Однако у обнадёживающей идеи Барикко есть серьёзный контраргумент, основание которого восходит ко временам самого Гомера. Для философа Гераклита Эфесского война была не злополучным влечением, но созидательной энергией борьбы противоположных начал, содержащей мир в единстве, и он упрекал Гомера за то, что его поэмы недостаточно воодушевляли к войне. «Гомер заслуживает того, чтобы быть изгнанным из общественных мест и высеченным розгами! Он был неправ, говоря: «Чтоб раздор исчез меж богов и людей». Не видел он, что молился о гибели мира, ибо, если б молитвы его были услышаны, всё бы пошло прахом, всё бы исчезло и прекратилась жизнь»[420]. Более того, Гераклит утверждал: «Следует знать, что война всеобща, правда есть борьба, всё происходит через борьбу и по необходимости»[421]. Своя точка зрения на это решительное заявление была у Данте: он полагал, что раз целью закона является всеобщее благо, но это не может быть достигнуто справедливыми мерами, то любая война, предпринимаемая «для общего блага», оправданна. Данте считал, что завоевание мира Римом было обосновано стремлением к справедливости в будущем, ибо «целью было не насилие, а установление закона»[422]. В наши дни, те кто говорят о «необходимых потерях» и «сопутствующем ущербе» следуют тому же аргументу.
Барикко затрагивает страшный парадокс. Мы понимаем, что кровавая жестокость войны ужасна, но всё же что-то внутри нас стремится к ней как к захватывающему зрелищу состязания. Когда Улисс и Телемах атакуют вероломных женихов, Гомер сравнивает мстительного царя и его сына с соколами, атакующими маленьких птичек:
Люди тешатся травлей… В 1939 году Симон Вейль, в одном из своих текстов размышляя о скрытых силах, действующих в «Илиаде», отметил, что преобладающее чувство во всей поэме — это горечь, «единственно заслуживающая оправдания горечь, ибо её изначальный исток нельзя преодолеть: это подчинённость человеческого духа той силе, которую в терминах категорий именуют материей. Эта подчинённость — всеобщая судьба, несмотря на то, что каждая душа будет исполнять её по-разному, следуя собственным возможностям и обстоятельствам. Никто в «Илиаде» не избавлен от этой судьбы, как и никто на земле. Все подвластны этой силе, и никто не испытывает презрения к тем, кто поддаётся её действию. Тот, кто в собственной душе и в отношении к другим людям, пытается бежать от превосходства этой силы, превозмочь её, — тот любим, но любим горькой любовью, потому что над таким человеком всегда нависает угроза быть уничтоженным, как если бы он боролся со стихией[424]. Только тот, кто прошёл через страдания войны, несправедливость, несчастье, тот, кто познал, насколько сильна может быть власть стихии, «и знает, как не признавать её власть», способен, по словам Вейля, «к любви и справедливости». Возможно, то же самое имел ввиду и Данте?

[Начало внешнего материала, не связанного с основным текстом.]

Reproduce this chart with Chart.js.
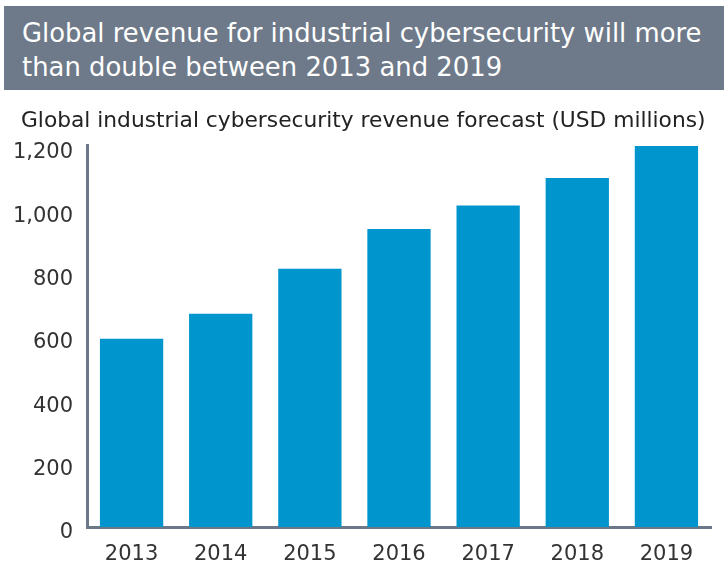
<!DOCTYPE html>
<html><head><meta charset="utf-8">
<script src="https://cdn.jsdelivr.net/npm/chart.js@4"></script>
<style>
html,body{margin:0;padding:0;background:#fff;}
#wrap{position:relative;width:728px;height:568px;overflow:hidden;}
#banner{position:absolute;left:4px;top:6px;width:720px;height:84px;background:#6e7a89;}
.t{position:absolute;left:22px;color:#fff;font-family:"DejaVu Sans",sans-serif;font-size:25px;white-space:nowrap;line-height:1;}
#sub{position:absolute;left:21px;top:109px;font-family:"DejaVu Sans",sans-serif;font-size:20px;color:#222;white-space:nowrap;line-height:1;}
canvas{position:absolute;left:0;top:0;}
</style></head><body>
<div id="wrap">
<canvas id="c" width="728" height="568"></canvas>
<div id="banner"></div>
<div class="t" id="t1" style="top:21px">Global revenue for industrial cybersecurity will more</div>
<div class="t" id="t2" style="top:55px">than double between 2013 and 2019</div>
<div id="sub">Global industrial cybersecurity revenue forecast (USD millions)</div>
</div>
<script>
const categories = ["2013","2014","2015","2016","2017","2018","2019"];
const revenue = [594, 673, 815, 941, 1015, 1102, 1203];
const yTicks = [0, 200, 400, 600, 800, 1000, 1200];

function fit(id, w){ const el=document.getElementById(id); const cur=el.getBoundingClientRect().width; const fs=parseFloat(getComputedStyle(el).fontSize); el.style.fontSize=(fs*w/cur)+'px'; }
fit('t1', 680);
document.getElementById('t2').style.fontSize = document.getElementById('t1').style.fontSize;
fit('sub', 685);

new Chart(document.getElementById('c'), {
  type: 'bar',
  data: { labels: categories, datasets: [{ data: revenue, backgroundColor: '#0095cc', barPercentage: 0.71, categoryPercentage: 1 }] },
  options: {
    responsive: false, animation: false,
    layout: { padding: { top: 145, right: 17, left: 0, bottom: 0 } },
    plugins: { legend: { display: false }, tooltip: { enabled: false } },
    scales: {
      x: {
        grid: { display: false },
        border: { display: true, color: '#6b7888', width: 3 },
        ticks: { color: '#333', font: { family: 'DejaVu Sans', size: 21 }, padding: 7 },
        afterFit: s => { s.height = 41; }
      },
      y: {
        min: 0, max: 1206,
        afterBuildTicks: s => { s.ticks = yTicks.map(v => ({ value: v })); },
        grid: { display: false },
        border: { display: true, color: '#6b7888', width: 3 },
        ticks: { color: '#333', font: { family: 'DejaVu Sans', size: 21 }, padding: 6, labelOffset: 6,
          callback: v => v.toLocaleString('en-US') },
        afterFit: s => { s.width = 87; }
      }
    }
  }
});
</script>
</body></html>
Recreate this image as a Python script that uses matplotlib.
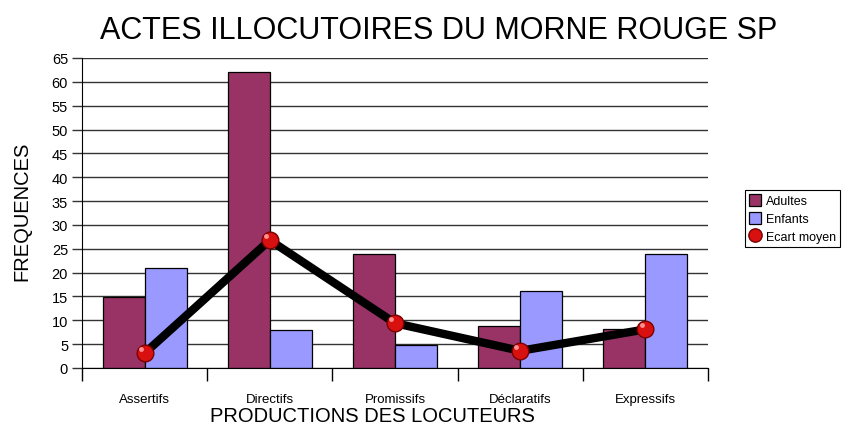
import numpy as np
import matplotlib.pyplot as plt
from matplotlib.ticker import FixedLocator

plt.rcParams['font.family'] = ['Liberation Sans', 'DejaVu Sans']

categories = ['Assertifs', 'Directifs', 'Promissifs', 'Déclaratifs', 'Expressifs']
adultes = [14.8, 62.0, 23.8, 8.9, 8.1]
enfants = [21.0, 8.0, 4.9, 16.1, 23.8]
ecart_moyen = [3.1, 26.8, 9.4, 3.6, 8.1]
yticks = list(range(0, 70, 5))

fig = plt.figure(figsize=(8.48, 4.27), dpi=100)
ax = fig.add_axes([82 / 848, 1 - 369 / 427, 626 / 848, 310 / 427])

x = np.arange(len(categories))
w = 0.335
b1 = ax.bar(x - w / 2, adultes, w, color='#993366', edgecolor='black',
            linewidth=0.9, label='Adultes', zorder=2)
b2 = ax.bar(x + w / 2, enfants, w, color='#9999FF', edgecolor='black',
            linewidth=0.9, label='Enfants', zorder=2)
ax.plot(x, ecart_moyen, color='black', linewidth=6, zorder=3)
pts, = ax.plot(x, ecart_moyen, linestyle='none', marker='o', markersize=12,
               markerfacecolor='#d81010', markeredgecolor='#7a0000',
               markeredgewidth=1, label='Ecart moyen', zorder=4)
# small highlight on the spheres
ax.plot(x - 0.03, np.array(ecart_moyen) + 0.9, linestyle='none', marker='o',
        markersize=3.5, markerfacecolor='#ff9090', markeredgewidth=0,
        zorder=5)

ax.set_xlim(-0.5, len(categories) - 0.5)
ax.set_ylim(0, 65)
ax.set_yticks(yticks)
ax.yaxis.grid(True, color='#333333', linewidth=1)
ax.set_axisbelow(True)
ax.tick_params(axis='y', length=7, width=1, color='#333333',
               labelsize=10.5, pad=3)

# ticks at category boundaries, labels at centres
ax.xaxis.set_major_locator(FixedLocator(np.arange(-0.5, len(categories), 1.0)))
ax.set_xticklabels([])
ax.xaxis.set_minor_locator(FixedLocator(x))
ax.set_xticklabels(categories, minor=True)
ax.tick_params(axis='x', which='major', length=9, width=1, color='black')
ax.tick_params(axis='x', which='minor', length=0, labelsize=9.5, pad=18)

for s in ['top', 'right']:
    ax.spines[s].set_visible(False)
ax.spines['left'].set_color('black')
ax.spines['bottom'].set_color('black')

fig.text(0.517, 1 - 31 / 427, 'ACTES ILLOCUTOIRES DU MORNE ROUGE SP',
         ha='center', va='center', fontsize=22)
fig.text(22 / 848, 1 - 211 / 427, 'FREQUENCES', rotation=90,
         ha='center', va='center', fontsize=14.5)
fig.text(372 / 848, 1 - 417 / 427, 'PRODUCTIONS DES LOCUTEURS',
         ha='center', va='center', fontsize=14.5)

leg = fig.legend(handles=[b1, b2, pts], loc='upper left',
                 bbox_to_anchor=(745 / 848, 1 - 191 / 427),
                 fontsize=9, frameon=True, fancybox=False, edgecolor='black',
                 framealpha=1, handlelength=1.0, handleheight=1.1,
                 handletextpad=0.4, borderpad=0.3, labelspacing=0.4,
                 borderaxespad=0, markerscale=0.8)
leg.get_frame().set_linewidth(0.8)

fig.savefig('out.png', dpi=100)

Чтобы в первый год Второй мировой войны поставить солдат перед этим парадоксом, поэт и критик Герберт Рид собрал литературную антологию «Рюкзак», достаточно маленькую, чтоб упаковать эту книжку в снаряжение. На первых страницах книги он поместил три фрагмента из Гомера в переводе Чапмена: воззвание к Аресу из «Войны мышей и лягушек», сцену вооружения Агамемнона в песне одиннадцатой «Илиады» и историю ковки щита Ахиллеса в песне восемнадцатой. Рид пояснил, что в своём выборе он руководствовался как желанием избежать «морализаторского серьёзного тона и некой абстрактности», присущих, по его мнению, другим военным антологиям, так и стремлением показать «диалектику жизни, противоречия которой мы должны осознать; философию, которая действительно работает». Рид утверждал, что на войне и в мелких конфликтах повседневной жизни каждому человеку необходимо осмыслить и принять диалектические истины, если он намерен сохранить здравый рассудок[425]. Мольба сохранить «здравый рассудок» звучит и в воззвании к Аресу в «Войне мышей и лягушек».